The FCC adopted a noticeable reduction in the carrying costs for the required Letter of Credit (LOC). In the CAF II auction, the amount of the LOC increased annually until the buildout was complete. That is, if a buildout is completed in six years, the LOC, during the last year, would equal six times the winning bidder’s annual support amount. In Auction 904, the Commission retained the LOC requirement, but the Commission provided RDOF winning bidders an incentive to limit the amount of the LOC; as an award recipient satisfies its buildout milestone (as verified by USAC), the LOC is reduced to an amount equal to only one year of support payments.

Recognizing that the initial buildout milestone is 40% at the end of year three, the FCC established an optional 20% buildout milestone.
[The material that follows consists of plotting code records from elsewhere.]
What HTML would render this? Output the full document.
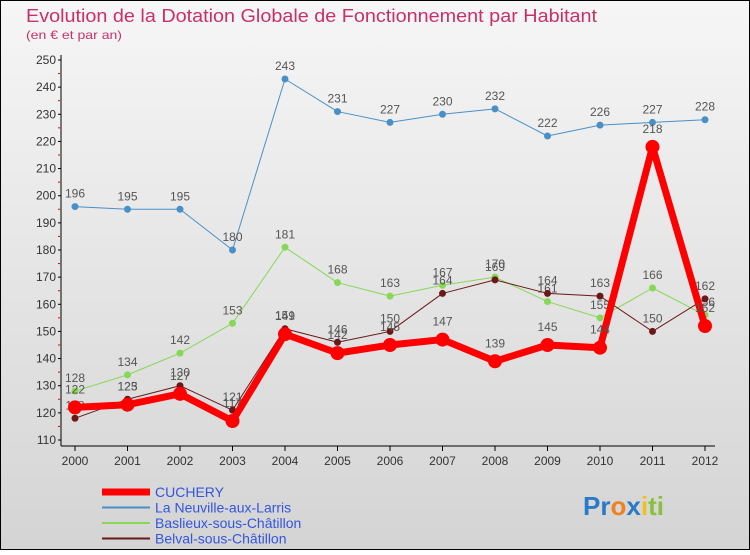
<!DOCTYPE html>
<html><head><meta charset="utf-8"><style>
body{margin:0;width:750px;height:550px;overflow:hidden;font-family:"Liberation Sans",sans-serif}
</style></head><body>
<svg id="c" width="750" height="550" xmlns="http://www.w3.org/2000/svg">
<defs><linearGradient id="bg" x1="0" y1="0" x2="0" y2="1"><stop offset="0" stop-color="#f6f6f6"/><stop offset="1" stop-color="#d4d4d4"/></linearGradient></defs>
<rect width="750" height="550" fill="url(#bg)"/>
<rect x="0.5" y="0.5" width="749" height="549" fill="none" stroke="#000"/>
<text x="26" y="22" font-size="18" fill="#c8306a" textLength="571" lengthAdjust="spacingAndGlyphs">Evolution de la Dotation Globale de Fonctionnement par Habitant</text>
<text x="26" y="39" font-size="12" fill="#c8306a" textLength="96" lengthAdjust="spacingAndGlyphs">(en € et par an)</text>
<g id="g"></g>
</svg>
<script>
const years=[2000,2001,2002,2003,2004,2005,2006,2007,2008,2009,2010,2011,2012];
const cuchery=[122,123,127,117,149,142,145,147,139,145,144,218,152];
const neuville=[196,195,195,180,243,231,227,230,232,222,226,227,228];
const baslieux=[128,134,142,153,181,168,163,167,170,161,155,166,156];
const belval=[118,125,130,121,151,146,150,164,169,164,163,150,162];
const yTicks=[110,120,130,140,150,160,170,180,190,200,210,220,230,240,250];
const NS='http://www.w3.org/2000/svg';
const g=document.getElementById('g');
const x=i=>75+i*52.5;
const y=v=>440-(v-110)*380/140;
function el(t,a,p){const e=document.createElementNS(NS,t);for(const k in a)e.setAttribute(k,a[k]);(p||g).appendChild(e);return e;}
let ax=el('line',{x1:61,y1:55,x2:61,y2:446,stroke:'#000'});


let xa=el('line',{x1:61,y1:446,x2:715,y2:446,stroke:'#000'});


yTicks.forEach(v=>{
 el('line',{x1:58,y1:y(v),x2:61,y2:y(v),stroke:'#000'});
 if(v<250) el('line',{x1:58,y1:y(v+5),x2:60,y2:y(v+5),stroke:'#e00'});
 const t=el('text',{x:56,y:y(v)+4,'font-size':12,'text-anchor':'end',fill:'#333'});t.textContent=v;
 
 
});
years.forEach((yr,i)=>{
 el('line',{x1:x(i),y1:446,x2:x(i),y2:451,stroke:'#000'});
 const t=el('text',{x:x(i),y:465,'font-size':12,'text-anchor':'middle',fill:'#333'});t.textContent=yr;
 
 
});
function series(d,col,w,r,name,labelOff){
 const pl=el('polyline',{points:d.map((v,i)=>x(i)+','+y(v)).join(' '),fill:'none',stroke:col,'stroke-width':w,'stroke-linejoin':'round'});
 
 
 d.forEach((v,i)=>{
  const c=el('circle',{cx:x(i),cy:y(v),r:r,fill:col});
  
  
  const t=el('text',{x:x(i),y:y(v)-labelOff,'font-size':12,'text-anchor':'middle',fill:'#555'});t.textContent=v;
  
  
 });
}
series(neuville,'#4a90c8',1,3.5,'neuville',9);
series(baslieux,'#88d858',1,3.5,'baslieux',9);
series(belval,'#6a1818',1,3.5,'belval',9);
series(cuchery,'#ff0000',7,7,'cuchery',14);
const leg=[['CUCHERY','#ff0000',7],['La Neuville-aux-Larris','#4a90c8',2],['Baslieux-sous-Châtillon','#88d858',2],['Belval-sous-Châtillon','#6a1818',2]];
leg.forEach((l,i)=>{
 const yy=492+i*15.5;
 const ln=el('line',{x1:102,y1:yy,x2:150,y2:yy,stroke:l[1],'stroke-width':l[2]});
 
 
 const t=el('text',{x:155,y:yy+5,'font-size':14,fill:'#3355dd'});t.textContent=l[0];
 
 
});
const p=el('text',{x:583,y:515,'font-size':26,'font-weight':'bold',fill:'#3a8ad0'});
p.innerHTML='<tspan fill="#2a7ac8">Pr</tspan><tspan fill="#f08020">o</tspan><tspan fill="#2a7ac8">x</tspan><tspan fill="#f0c020">i</tspan><tspan fill="#8ac040">ti</tspan>';


</script>
</body></html>
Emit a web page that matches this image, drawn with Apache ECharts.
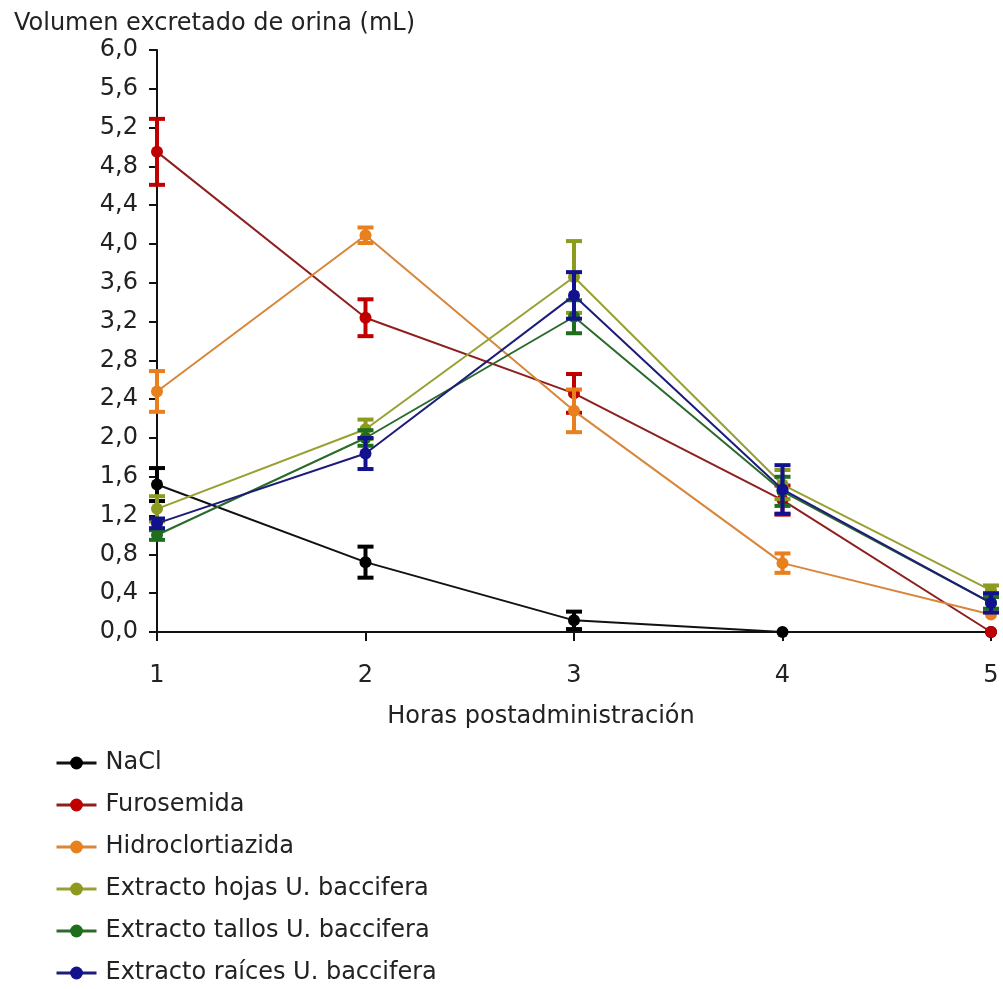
<!DOCTYPE html>
<html>
<head>
<meta charset="utf-8">
<script src="https://cdn.jsdelivr.net/npm/echarts@6/dist/echarts.min.js"></script>
<style>
html,body{margin:0;padding:0;background:#fff;}
#chart{width:1003px;height:989px;}
</style>
</head>
<body>
<div id="chart"></div>
<script>
// Data
var hours = [1, 2, 3, 4, 5];
var seriesNames = ['NaCl', 'Furosemida', 'Hidroclortiazida', 'Extracto hojas U. baccifera', 'Extracto tallos U. baccifera', 'Extracto raíces U. baccifera'];
var naclMean = [1.52, 0.72, 0.12, 0, 0];
var naclErr = [0.17, 0.16, 0.09, 0, 0];
var furoMean = [4.95, 3.24, 2.46, 1.36, 0];
var furoErr = [0.34, 0.19, 0.20, 0.15, 0];
var hidroMean = [2.48, 4.09, 2.28, 0.71, 0.18];
var hidroErr = [0.21, 0.08, 0.22, 0.10, 0];
var hojasMean = [1.27, 2.09, 3.66, 1.52, 0.43];
var hojasErr = [0.13, 0.10, 0.37, 0.15, 0.05];
var tallosMean = [1.00, 2.00, 3.25, 1.45, 0.30];
var tallosErr = [0.05, 0.08, 0.17, 0.15, 0.06];
var raicesMean = [1.12, 1.84, 3.47, 1.47, 0.30];
var raicesErr = [0.05, 0.16, 0.24, 0.25, 0.10];

var means = [naclMean, furoMean, hidroMean, hojasMean, tallosMean, raicesMean];
var errs = [naclErr, furoErr, hidroErr, hojasErr, tallosErr, raicesErr];
var markerColors = ['#000000', '#c00000', '#e8801e', '#8c9a1e', '#1e6e1e', '#12128e'];
var lineColors = ['#111111', '#8e1f1f', '#d8863a', '#98a032', '#2a6a2a', '#1c1c7a'];

var FONT = 'DejaVu Sans';
var FS = 24;
var series = [];
means.forEach(function (m, i) {
  series.push({
    name: seriesNames[i],
    type: 'line',
    data: hours.map(function (h, k) { return [h, m[k]]; }),
    symbol: 'circle',
    symbolSize: 12,
    lineStyle: { color: lineColors[i], width: 2 },
    itemStyle: { color: markerColors[i] },
    z: 3 + i
  });
});
means.forEach(function (m, i) {
  series.push({
    name: seriesNames[i] + ' error',
    type: 'custom',
    z: 3 + i,
    data: hours.map(function (h, k) { return [h, m[k] - errs[i][k], m[k] + errs[i][k], errs[i][k]]; }),
    encode: { x: 0, y: [1, 2] },
    renderItem: function (params, api) {
      if (api.value(3) <= 0) return null;
      var lo = api.coord([api.value(0), api.value(1)]);
      var hi = api.coord([api.value(0), api.value(2)]);
      var hw = 8;
      var st = { stroke: markerColors[i], lineWidth: 4 };
      return {
        type: 'group',
        children: [
          { type: 'line', shape: { x1: lo[0], y1: lo[1], x2: hi[0], y2: hi[1] }, style: st },
          { type: 'line', shape: { x1: lo[0] - hw, y1: lo[1], x2: lo[0] + hw, y2: lo[1] }, style: st },
          { type: 'line', shape: { x1: hi[0] - hw, y1: hi[1], x2: hi[0] + hw, y2: hi[1] }, style: st }
        ]
      };
    }
  });
});

var chart = echarts.init(document.getElementById('chart'));
chart.setOption({
  backgroundColor: '#ffffff',
  animation: false,
  textStyle: { fontFamily: FONT },
  title: {
    text: 'Volumen excretado de orina (mL)',
    left: 9, top: 7,
    textStyle: { fontFamily: FONT, fontSize: FS, fontWeight: 'normal', color: '#222' }
  },
  grid: { left: 157, right: 12, top: 50, bottom: 357, containLabel: false },
  xAxis: {
    type: 'value', min: 1, max: 5, interval: 1,
    name: 'Horas postadministración',
    nameLocation: 'middle', nameGap: 73,
    nameTextStyle: { fontFamily: FONT, fontSize: FS, color: '#222', padding: [0, 66, 0, 0] },
    axisLine: { onZero: false, lineStyle: { color: '#111', width: 2 } },
    axisTick: { show: true, length: 9, lineStyle: { color: '#111', width: 2 } },
    axisLabel: { margin: 32, fontFamily: FONT, fontSize: FS, color: '#222' },
    splitLine: { show: false }
  },
  yAxis: {
    type: 'value', min: 0, max: 6, interval: 0.4,
    axisLine: { show: true, lineStyle: { color: '#111', width: 2 } },
    axisTick: { show: true, length: 8, lineStyle: { color: '#111', width: 2 } },
    axisLabel: {
      margin: 19, fontFamily: FONT, fontSize: FS, color: '#222',
      formatter: function (v) { return v.toFixed(1).replace('.', ','); }
    },
    splitLine: { show: false }
  },
  legend: {
    data: seriesNames,
    orient: 'vertical',
    left: 55, top: 751,
    padding: 0,
    itemWidth: 40, itemHeight: 16, itemGap: 18,
    lineStyle: { width: 3 },
    textStyle: { fontFamily: FONT, fontSize: FS, color: '#222', padding: [0, 0, 0, 4] }
  },
  series: series
});
</script>
</body>
</html>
This means that once a winning bidder meets the 20% buildout threshold, the LOC will be reduced to an amount equal to one year’s support.

Conclusion

The Phase I auction is an important opportunity for existing and prospective rural broadband providers. The $16 billion Phase I budget will likely exceed any other Federal or state broadband funding program for at least 10 years, so service providers that have sought federal or state funding opportunities in the past should strongly consider Auction 904, particularly in light of the auction process refinements that have been adopted by the Commission.